BRIEF - Pick out each line of the records in which the word "seaborn" appears.

PROVIDED DATA -
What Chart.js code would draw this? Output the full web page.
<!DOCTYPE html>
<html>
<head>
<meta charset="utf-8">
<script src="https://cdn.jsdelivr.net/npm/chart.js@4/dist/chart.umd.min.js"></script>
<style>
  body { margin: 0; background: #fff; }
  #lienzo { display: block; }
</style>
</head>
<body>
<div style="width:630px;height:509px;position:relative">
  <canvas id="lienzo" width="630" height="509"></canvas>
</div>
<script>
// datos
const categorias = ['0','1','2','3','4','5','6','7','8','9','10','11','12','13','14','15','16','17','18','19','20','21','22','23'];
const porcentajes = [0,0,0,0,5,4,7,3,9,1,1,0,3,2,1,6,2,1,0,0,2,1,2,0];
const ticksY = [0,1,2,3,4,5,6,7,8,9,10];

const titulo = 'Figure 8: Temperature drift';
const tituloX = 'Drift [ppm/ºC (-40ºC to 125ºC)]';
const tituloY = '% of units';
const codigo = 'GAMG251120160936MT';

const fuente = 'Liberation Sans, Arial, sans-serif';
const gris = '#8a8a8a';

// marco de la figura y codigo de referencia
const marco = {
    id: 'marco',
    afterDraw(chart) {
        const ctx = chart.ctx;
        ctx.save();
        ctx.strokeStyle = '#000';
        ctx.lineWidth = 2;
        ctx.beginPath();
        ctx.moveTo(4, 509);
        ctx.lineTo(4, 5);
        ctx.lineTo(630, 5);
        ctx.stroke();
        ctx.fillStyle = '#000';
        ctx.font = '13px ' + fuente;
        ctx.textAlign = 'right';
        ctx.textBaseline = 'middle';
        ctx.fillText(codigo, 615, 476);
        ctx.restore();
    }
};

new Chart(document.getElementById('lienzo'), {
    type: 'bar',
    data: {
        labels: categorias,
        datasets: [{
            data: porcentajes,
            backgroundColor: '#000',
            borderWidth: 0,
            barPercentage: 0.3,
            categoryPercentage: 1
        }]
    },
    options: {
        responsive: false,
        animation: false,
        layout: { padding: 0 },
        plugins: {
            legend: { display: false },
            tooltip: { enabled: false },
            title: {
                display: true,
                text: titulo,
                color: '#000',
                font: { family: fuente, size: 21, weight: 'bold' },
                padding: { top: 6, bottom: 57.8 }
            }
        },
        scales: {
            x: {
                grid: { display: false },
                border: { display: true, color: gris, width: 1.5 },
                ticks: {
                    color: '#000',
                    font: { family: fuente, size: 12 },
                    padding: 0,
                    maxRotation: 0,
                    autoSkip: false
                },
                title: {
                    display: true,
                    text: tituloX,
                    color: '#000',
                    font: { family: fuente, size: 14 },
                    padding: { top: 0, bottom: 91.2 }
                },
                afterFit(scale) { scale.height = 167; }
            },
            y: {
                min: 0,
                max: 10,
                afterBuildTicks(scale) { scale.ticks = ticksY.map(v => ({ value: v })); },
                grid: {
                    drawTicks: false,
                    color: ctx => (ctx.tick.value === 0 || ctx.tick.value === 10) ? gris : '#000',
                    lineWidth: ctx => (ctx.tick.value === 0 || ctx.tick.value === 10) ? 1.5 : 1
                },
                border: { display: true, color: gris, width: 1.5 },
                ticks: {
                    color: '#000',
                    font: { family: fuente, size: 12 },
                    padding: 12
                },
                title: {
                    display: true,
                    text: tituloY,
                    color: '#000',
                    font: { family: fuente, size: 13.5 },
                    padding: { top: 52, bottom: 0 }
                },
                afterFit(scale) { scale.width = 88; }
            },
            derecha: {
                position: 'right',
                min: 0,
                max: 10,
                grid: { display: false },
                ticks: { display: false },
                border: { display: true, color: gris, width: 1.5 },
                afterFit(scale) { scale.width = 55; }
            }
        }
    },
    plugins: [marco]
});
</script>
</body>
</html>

---

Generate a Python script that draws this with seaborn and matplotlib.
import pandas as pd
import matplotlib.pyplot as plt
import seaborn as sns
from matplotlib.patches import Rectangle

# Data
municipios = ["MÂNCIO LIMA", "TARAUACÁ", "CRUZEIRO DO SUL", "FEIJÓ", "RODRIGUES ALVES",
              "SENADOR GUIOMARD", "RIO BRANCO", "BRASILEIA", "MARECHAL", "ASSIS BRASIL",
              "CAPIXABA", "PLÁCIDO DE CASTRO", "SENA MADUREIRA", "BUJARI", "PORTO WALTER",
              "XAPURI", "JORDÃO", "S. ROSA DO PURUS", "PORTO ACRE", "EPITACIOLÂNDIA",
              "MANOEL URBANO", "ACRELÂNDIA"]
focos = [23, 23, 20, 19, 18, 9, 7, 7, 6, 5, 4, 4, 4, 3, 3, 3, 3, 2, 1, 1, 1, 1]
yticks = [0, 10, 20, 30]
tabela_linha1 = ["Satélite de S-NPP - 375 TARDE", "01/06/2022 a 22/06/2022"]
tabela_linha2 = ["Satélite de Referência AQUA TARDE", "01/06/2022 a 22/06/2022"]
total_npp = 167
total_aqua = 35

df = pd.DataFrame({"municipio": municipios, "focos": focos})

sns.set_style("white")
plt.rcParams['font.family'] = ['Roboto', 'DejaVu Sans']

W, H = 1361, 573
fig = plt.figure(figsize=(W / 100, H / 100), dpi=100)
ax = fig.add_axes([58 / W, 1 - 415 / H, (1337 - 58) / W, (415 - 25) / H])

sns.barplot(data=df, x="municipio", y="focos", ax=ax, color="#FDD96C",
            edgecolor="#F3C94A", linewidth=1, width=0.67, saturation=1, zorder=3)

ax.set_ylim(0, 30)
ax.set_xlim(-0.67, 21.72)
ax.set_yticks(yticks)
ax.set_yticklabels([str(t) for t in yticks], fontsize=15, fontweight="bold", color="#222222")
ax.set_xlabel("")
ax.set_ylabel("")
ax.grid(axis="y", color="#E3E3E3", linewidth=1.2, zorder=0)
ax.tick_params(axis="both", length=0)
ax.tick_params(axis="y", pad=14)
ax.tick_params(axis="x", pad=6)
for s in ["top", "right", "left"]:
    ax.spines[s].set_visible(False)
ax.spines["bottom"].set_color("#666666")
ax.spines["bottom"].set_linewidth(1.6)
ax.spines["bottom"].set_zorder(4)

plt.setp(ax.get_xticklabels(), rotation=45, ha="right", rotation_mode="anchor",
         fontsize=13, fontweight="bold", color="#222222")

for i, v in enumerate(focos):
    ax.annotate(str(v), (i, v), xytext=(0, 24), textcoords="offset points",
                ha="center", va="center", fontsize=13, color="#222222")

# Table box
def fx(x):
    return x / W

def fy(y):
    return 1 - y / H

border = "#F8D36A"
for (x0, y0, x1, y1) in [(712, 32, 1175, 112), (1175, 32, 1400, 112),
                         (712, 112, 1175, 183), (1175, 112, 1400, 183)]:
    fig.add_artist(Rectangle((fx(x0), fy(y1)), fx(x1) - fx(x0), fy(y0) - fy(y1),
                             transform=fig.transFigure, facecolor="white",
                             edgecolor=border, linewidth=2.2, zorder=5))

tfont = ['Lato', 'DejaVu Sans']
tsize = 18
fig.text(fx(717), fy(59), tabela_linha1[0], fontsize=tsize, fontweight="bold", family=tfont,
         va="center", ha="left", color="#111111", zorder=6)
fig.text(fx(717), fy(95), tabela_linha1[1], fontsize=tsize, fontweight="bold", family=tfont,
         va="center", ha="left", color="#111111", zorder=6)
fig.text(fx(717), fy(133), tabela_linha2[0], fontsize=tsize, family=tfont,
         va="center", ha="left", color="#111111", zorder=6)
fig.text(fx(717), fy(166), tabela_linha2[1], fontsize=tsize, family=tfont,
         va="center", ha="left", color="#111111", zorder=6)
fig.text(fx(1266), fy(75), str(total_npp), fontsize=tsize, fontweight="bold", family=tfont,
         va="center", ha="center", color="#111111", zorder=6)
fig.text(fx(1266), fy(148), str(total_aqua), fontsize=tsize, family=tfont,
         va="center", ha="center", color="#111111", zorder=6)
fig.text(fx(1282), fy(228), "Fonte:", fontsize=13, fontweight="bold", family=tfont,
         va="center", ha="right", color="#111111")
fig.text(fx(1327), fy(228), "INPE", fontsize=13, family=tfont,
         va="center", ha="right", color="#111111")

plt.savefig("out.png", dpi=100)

--

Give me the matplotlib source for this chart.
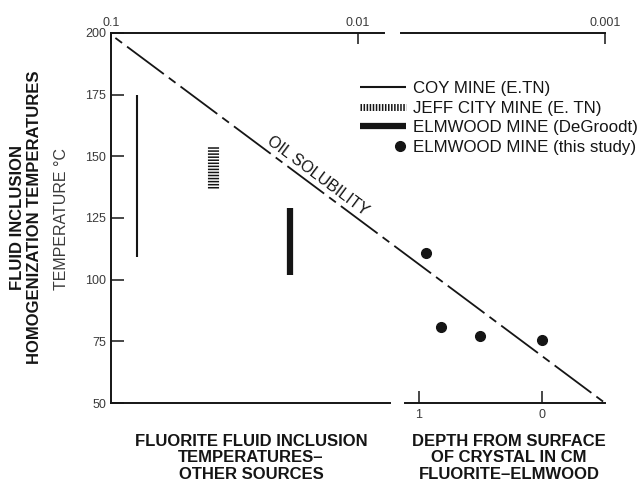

FINAL RESULT -
Generate a Python script that draws this with seaborn and matplotlib.
import seaborn as sns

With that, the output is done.